El antisemitismo recurrente y obsesivo que impregna las páginas del Journal de la guerre como una miasma deletérea queda flotando en la memoria del lector igual que esos hedores de tabaco picante, olor a pies sucios y agua de ruda de los antros prostibularios que resisten luego a las duchas y a las fricciones con colonia. Los judíos son, para Drieu La Rochelle, una excrecencia de la que la humanidad debe desembarazarse por razones profilácticas. Todo le repele en ellos: su físico, su atuendo, sus costumbres, su manera de hablar, su desarraigo histórico, su cosmopolitismo, su espíritu mercantil y su permanente conspiración para destruir desde adentro las sociedades en las que se han infiltrado y de las que se alimentan. Ellos son responsables, al mismo tiempo, del capitalismo y del comunismo. Drieu, cuya primera esposa fue judía y cuyo patrimonio -según confiesa en el Diario- fagocitó para poder escribir con comodidad y gracias a la cual pudo vivir oculto el Último año de su vida, despotrica, contra sus propios amigos en razón de su 'raza' y confía en que Hitler, luego de derrotar a Inglaterra, no se ablande cediendo a las presiones de los 'demócratas' infiltrados en su entorno, y limpie al mundo de esa plaga encerrando a todos los judíos en una isla (por ejemplo, Madagascar), donde vivirían confinados, a perpetuidad.

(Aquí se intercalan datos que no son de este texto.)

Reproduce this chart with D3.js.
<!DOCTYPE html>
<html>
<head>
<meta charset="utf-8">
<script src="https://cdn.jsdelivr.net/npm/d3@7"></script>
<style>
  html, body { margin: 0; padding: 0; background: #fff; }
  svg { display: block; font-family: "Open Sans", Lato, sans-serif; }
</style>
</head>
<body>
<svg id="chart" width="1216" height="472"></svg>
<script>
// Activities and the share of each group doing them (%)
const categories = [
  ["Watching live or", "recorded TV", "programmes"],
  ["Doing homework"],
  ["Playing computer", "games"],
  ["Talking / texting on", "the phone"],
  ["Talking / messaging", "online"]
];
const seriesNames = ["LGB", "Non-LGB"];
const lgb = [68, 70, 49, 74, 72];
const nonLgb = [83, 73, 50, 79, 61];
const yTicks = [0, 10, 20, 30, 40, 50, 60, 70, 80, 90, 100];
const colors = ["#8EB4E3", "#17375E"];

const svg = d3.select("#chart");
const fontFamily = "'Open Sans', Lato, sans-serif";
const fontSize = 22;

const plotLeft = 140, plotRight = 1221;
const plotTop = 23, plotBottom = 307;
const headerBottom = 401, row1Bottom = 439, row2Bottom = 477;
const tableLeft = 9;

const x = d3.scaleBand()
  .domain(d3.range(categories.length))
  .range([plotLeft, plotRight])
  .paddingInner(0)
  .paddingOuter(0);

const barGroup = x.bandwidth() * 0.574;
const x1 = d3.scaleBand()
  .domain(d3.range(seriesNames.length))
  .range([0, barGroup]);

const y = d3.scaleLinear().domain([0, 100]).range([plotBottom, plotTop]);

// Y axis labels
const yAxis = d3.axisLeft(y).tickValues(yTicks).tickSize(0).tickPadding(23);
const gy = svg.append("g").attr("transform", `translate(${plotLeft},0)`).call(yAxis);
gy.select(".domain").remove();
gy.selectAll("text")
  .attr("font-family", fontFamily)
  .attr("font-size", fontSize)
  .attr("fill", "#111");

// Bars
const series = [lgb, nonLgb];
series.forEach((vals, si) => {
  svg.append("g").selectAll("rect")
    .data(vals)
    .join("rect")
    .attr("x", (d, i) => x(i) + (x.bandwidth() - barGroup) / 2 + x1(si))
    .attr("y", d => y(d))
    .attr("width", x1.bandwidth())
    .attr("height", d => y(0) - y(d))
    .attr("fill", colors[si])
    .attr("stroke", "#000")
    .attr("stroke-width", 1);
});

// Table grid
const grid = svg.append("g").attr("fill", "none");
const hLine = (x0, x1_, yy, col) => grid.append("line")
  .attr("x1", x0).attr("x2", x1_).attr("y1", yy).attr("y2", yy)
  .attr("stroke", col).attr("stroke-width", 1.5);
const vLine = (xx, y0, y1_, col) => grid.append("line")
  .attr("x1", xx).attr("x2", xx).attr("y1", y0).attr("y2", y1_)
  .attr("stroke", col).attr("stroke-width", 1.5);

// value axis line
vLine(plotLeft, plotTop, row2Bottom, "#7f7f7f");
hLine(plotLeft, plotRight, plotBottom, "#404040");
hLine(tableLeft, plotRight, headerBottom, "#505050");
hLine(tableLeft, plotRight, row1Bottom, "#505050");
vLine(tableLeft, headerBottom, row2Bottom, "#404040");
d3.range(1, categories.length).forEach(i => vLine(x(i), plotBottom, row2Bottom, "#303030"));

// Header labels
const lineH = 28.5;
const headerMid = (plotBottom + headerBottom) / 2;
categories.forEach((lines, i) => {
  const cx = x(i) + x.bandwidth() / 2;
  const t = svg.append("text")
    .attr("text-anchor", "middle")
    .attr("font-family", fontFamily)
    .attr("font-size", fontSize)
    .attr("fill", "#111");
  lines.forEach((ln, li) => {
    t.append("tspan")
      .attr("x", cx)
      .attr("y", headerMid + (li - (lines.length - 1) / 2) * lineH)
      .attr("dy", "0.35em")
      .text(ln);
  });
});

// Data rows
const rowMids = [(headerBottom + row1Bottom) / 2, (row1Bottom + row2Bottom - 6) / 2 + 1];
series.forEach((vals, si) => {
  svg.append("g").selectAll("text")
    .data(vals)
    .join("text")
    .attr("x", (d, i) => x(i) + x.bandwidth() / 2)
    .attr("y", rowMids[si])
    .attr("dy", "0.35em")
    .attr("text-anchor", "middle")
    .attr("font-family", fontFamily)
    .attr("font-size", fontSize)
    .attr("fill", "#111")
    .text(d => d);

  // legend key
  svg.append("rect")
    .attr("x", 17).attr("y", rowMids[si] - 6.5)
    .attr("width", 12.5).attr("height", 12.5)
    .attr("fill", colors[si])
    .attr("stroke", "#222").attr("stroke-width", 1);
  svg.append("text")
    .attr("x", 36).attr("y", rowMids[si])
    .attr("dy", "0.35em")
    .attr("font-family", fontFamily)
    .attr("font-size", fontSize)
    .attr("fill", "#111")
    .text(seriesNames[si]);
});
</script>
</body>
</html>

El rediseño de Europa, al que dedica extensas reflexiones, tiene como eje el criterio racial (la limpieza étnica). La Europa aria, nórdica, blanca y rubia levantará fronteras infranqueables contra las sociedades corroídas por la contaminación de sangre árabe, africana o gitana. El Sur de Italia, España, Portugal y Grecia descalifican, claro está, para integrar ese enclave europeo glauco y prístino que dominará el mundo; pero también el mismo Sur de Francia queda étnicamente excluido por sus impurezas y mescolanzas, condenado a formar parte de ese pelotón de pueblos de segunda categoría.

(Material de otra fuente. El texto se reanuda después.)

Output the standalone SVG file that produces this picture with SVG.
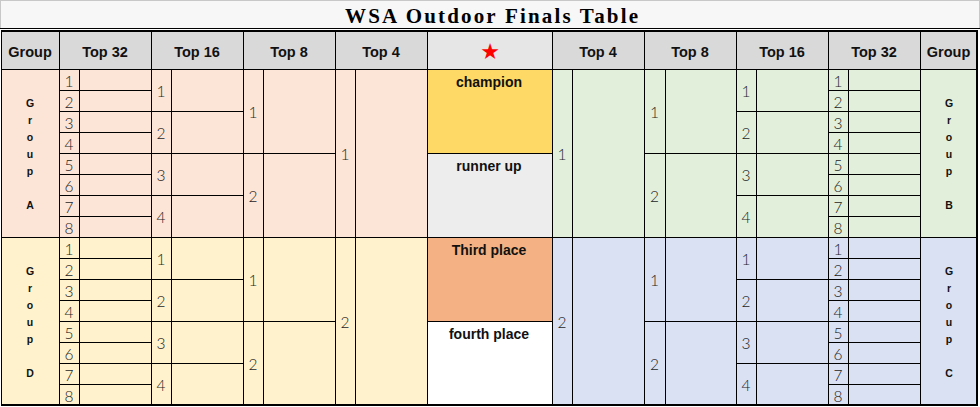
<svg xmlns="http://www.w3.org/2000/svg" width="980" height="407" viewBox="0 0 980 407">
<style>
.grid{fill:none;stroke:#000;stroke-width:1;shape-rendering:crispEdges}
.outer{fill:none;stroke:#000;stroke-width:1.5;shape-rendering:crispEdges}
.h{font-family:"Liberation Sans",Arial,sans-serif;font-weight:bold;font-size:14.5px;fill:#111;text-anchor:middle}
.n{font-family:Lato,"Liberation Sans",sans-serif;font-weight:300;font-size:15.5px;fill:#1e1e1e;text-anchor:middle}
.gl{font-family:"Liberation Sans",Arial,sans-serif;font-weight:bold;font-size:10.5px;fill:#111;text-anchor:middle}
.c{font-family:"Liberation Sans",Arial,sans-serif;font-weight:bold;font-size:14px;fill:#111;text-anchor:middle}
</style>
<rect width="980" height="407" fill="#ffffff"/>
<g id="title">
<rect x="0.5" y="0.5" width="979" height="28" fill="#f7f7f7" stroke="#c8c8c8" stroke-width="1"/>
<line x1="0" y1="28.5" x2="980" y2="28.5" stroke="#000" stroke-width="1"/>
<text x="491.5" y="22.7" font-family="'Liberation Serif','Times New Roman',serif" font-weight="bold" font-size="21" fill="#000" text-anchor="middle" textLength="293" lengthAdjust="spacing">WSA Outdoor Finals Table</text>
</g>
<g id="fills">
<rect x="1.5" y="31" width="975.5" height="38" fill="#d9d9d9"/>
<rect x="427" y="31" width="125" height="38" fill="#e7e6e6"/>
<rect x="1.5" y="69" width="425.5" height="168" fill="#fce4d6"/>
<rect x="1.5" y="237" width="425.5" height="168" fill="#fff2cc"/>
<rect x="552" y="69" width="425" height="168" fill="#e2efda"/>
<rect x="552" y="237" width="425" height="168" fill="#d9e1f2"/>
<rect x="427" y="69" width="125" height="84" fill="#ffd966"/>
<rect x="427" y="153" width="125" height="84" fill="#ededed"/>
<rect x="427" y="237" width="125" height="84" fill="#f4b183"/>
<rect x="427" y="321" width="125" height="84" fill="#ffffff"/>
</g>
<g id="gridlines">
<path class="grid" d="M59 31V405M151 31V405M243 31V405M335 31V405M427 31V405M552 31V405M644 31V405M736 31V405M828 31V405M920 31V405
M79 69V405M171 69V405M263 69V405M355 69V405M572 69V405M665 69V405M756 69V405M848 69V405
M1 69H977M1 237H977
M59 90H151M828 90H920
M59 111H243M736 111H920
M59 132H151M828 132H920
M59 153H335M427 153H552M644 153H920
M59 174H151M828 174H920
M59 195H243M736 195H920
M59 216H151M828 216H920
M59 258H151M828 258H920
M59 279H243M736 279H920
M59 300H151M828 300H920
M59 321H335M427 321H552M644 321H920
M59 342H151M828 342H920
M59 363H243M736 363H920
M59 384H151M828 384H920"/>
<rect class="outer" x="1.5" y="31" width="975.5" height="374"/>
</g>
<g id="header">
<text class="h" x="30" y="56.5">Group</text>
<text class="h" x="105" y="56.5">Top 32</text>
<text class="h" x="197" y="56.5">Top 16</text>
<text class="h" x="289" y="56.5">Top 8</text>
<text class="h" x="381" y="56.5">Top 4</text>
<text x="490" y="58.5" font-family="'DejaVu Sans',sans-serif" font-size="22" fill="#ff0000" text-anchor="middle">★</text>
<text class="h" x="598" y="56.5">Top 4</text>
<text class="h" x="690" y="56.5">Top 8</text>
<text class="h" x="782" y="56.5">Top 16</text>
<text class="h" x="874" y="56.5">Top 32</text>
<text class="h" x="948.5" y="56.5">Group</text>
</g>
<g id="group-a">
<text class="gl" x="30" y="106.5">G</text><text class="gl" x="30" y="123.5">r</text><text class="gl" x="30" y="140.5">o</text><text class="gl" x="30" y="157.5">u</text><text class="gl" x="30" y="174.5">p</text><text class="gl" x="30" y="208.5">A</text>
<text class="n" x="69" y="87">1</text><text class="n" x="69" y="108">2</text><text class="n" x="69" y="129">3</text><text class="n" x="69" y="150">4</text><text class="n" x="69" y="171">5</text><text class="n" x="69" y="192">6</text><text class="n" x="69" y="213">7</text><text class="n" x="69" y="234">8</text>
<text class="n" x="161" y="97">1</text><text class="n" x="161" y="139">2</text><text class="n" x="161" y="181">3</text><text class="n" x="161" y="223">4</text>
<text class="n" x="253" y="118">1</text><text class="n" x="253" y="202">2</text>
<text class="n" x="345" y="160">1</text>
</g>
<g id="group-d">
<text class="gl" x="30" y="274.5">G</text><text class="gl" x="30" y="291.5">r</text><text class="gl" x="30" y="308.5">o</text><text class="gl" x="30" y="325.5">u</text><text class="gl" x="30" y="342.5">p</text><text class="gl" x="30" y="376.5">D</text>
<text class="n" x="69" y="255">1</text><text class="n" x="69" y="276">2</text><text class="n" x="69" y="297">3</text><text class="n" x="69" y="318">4</text><text class="n" x="69" y="339">5</text><text class="n" x="69" y="360">6</text><text class="n" x="69" y="381">7</text><text class="n" x="69" y="402">8</text>
<text class="n" x="161" y="265">1</text><text class="n" x="161" y="307">2</text><text class="n" x="161" y="349">3</text><text class="n" x="161" y="391">4</text>
<text class="n" x="253" y="286">1</text><text class="n" x="253" y="370">2</text>
<text class="n" x="345" y="328">2</text>
</g>
<g id="places">
<text class="c" x="489" y="87">champion</text>
<text class="c" x="489" y="171">runner up</text>
<text class="c" x="489" y="254.5">Third place</text>
<text class="c" x="489" y="338.5">fourth place</text>
</g>
<g id="group-b">
<text class="gl" x="949" y="106.5">G</text><text class="gl" x="949" y="123.5">r</text><text class="gl" x="949" y="140.5">o</text><text class="gl" x="949" y="157.5">u</text><text class="gl" x="949" y="174.5">p</text><text class="gl" x="949" y="208.5">B</text>
<text class="n" x="838" y="87">1</text><text class="n" x="838" y="108">2</text><text class="n" x="838" y="129">3</text><text class="n" x="838" y="150">4</text><text class="n" x="838" y="171">5</text><text class="n" x="838" y="192">6</text><text class="n" x="838" y="213">7</text><text class="n" x="838" y="234">8</text>
<text class="n" x="746" y="97">1</text><text class="n" x="746" y="139">2</text><text class="n" x="746" y="181">3</text><text class="n" x="746" y="223">4</text>
<text class="n" x="654.5" y="118">1</text><text class="n" x="654.5" y="202">2</text>
<text class="n" x="562" y="160">1</text>
</g>
<g id="group-c">
<text class="gl" x="949" y="274.5">G</text><text class="gl" x="949" y="291.5">r</text><text class="gl" x="949" y="308.5">o</text><text class="gl" x="949" y="325.5">u</text><text class="gl" x="949" y="342.5">p</text><text class="gl" x="949" y="376.5">C</text>
<text class="n" x="838" y="255">1</text><text class="n" x="838" y="276">2</text><text class="n" x="838" y="297">3</text><text class="n" x="838" y="318">4</text><text class="n" x="838" y="339">5</text><text class="n" x="838" y="360">6</text><text class="n" x="838" y="381">7</text><text class="n" x="838" y="402">8</text>
<text class="n" x="746" y="265">1</text><text class="n" x="746" y="307">2</text><text class="n" x="746" y="349">3</text><text class="n" x="746" y="391">4</text>
<text class="n" x="654.5" y="286">1</text><text class="n" x="654.5" y="370">2</text>
<text class="n" x="562" y="328">2</text>
</g>
</svg>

Quien garabatea estas sandeces en la tranquilidad de su biblioteca, en la Francia ocupada, no era un imbécil. Se había codeado desde joven con los intelectuales más destacados de su tiempo y se lo Consideraba uno de ellos. Amigo de Malraux, de Paulhan, de Saint-John Perse, de Gide, formó parte con ellos de la revista que presidía. la vida cultural en Francia -La Nouvelle Revue Francaise- (que dirigió por un par de años) y sus novelas, dramas, ensayos, eran leídos, espectados y discutidos por un público exigente. En este mismo Journal, cuando no vomita odio contra los judíos o delira a favor del heroísmo físico y la estética de la guerra, hace reflexiones sutiles sobre las religiones orientales, compara el budismo con el cristianismo, analiza a Santo Tomás y a San Agustín, y despliega una vasta erudición sobre el zen. Sus juicios literarios son arbitrarios pero penetrantes y su prosa, pese a la prisa, tiene un frenesí vigoroso, no exento de encanto.
¿Cómo congeniar ambas cosas? ¿Cómo entender que ese personaje deslumbrado por la sabiduría milenaria de los textos sánscritos y que desmenuza con tanta delicadeza las metáforas de Baudelaire, sea el mismo suministrador de ideas, argumentos, razones, mitos que pusieron en marcha la maquinaria del Holocausto y el acarreo, desde todos los rincones de Europa, hacia los hornos crematorios, de millones de seres humanos? No lo sé, tal vez no haya respuesta aceptable para esa tremenda pregunta. Pero es indispensable formularla, una y otra vez, porque lo que es seguro es que las ideas -las palabras- no son irresponsables y gratuitas. Ellas generan acciones, modelan conductas y mueven, desde lejos, los brazos de los ejecutantes de los cataclismos. Hay un hilo conductor muy directo entre las sangrientas fantasías racistas que maquinaba en su estudio la mente ávida de truculencias de Drieu La Rochelle y la tragedia que amargamente rumiaba en su vejez de transmigrado, mi amigo y vecino, el peletero de los grandes juanetes de la calle Porta.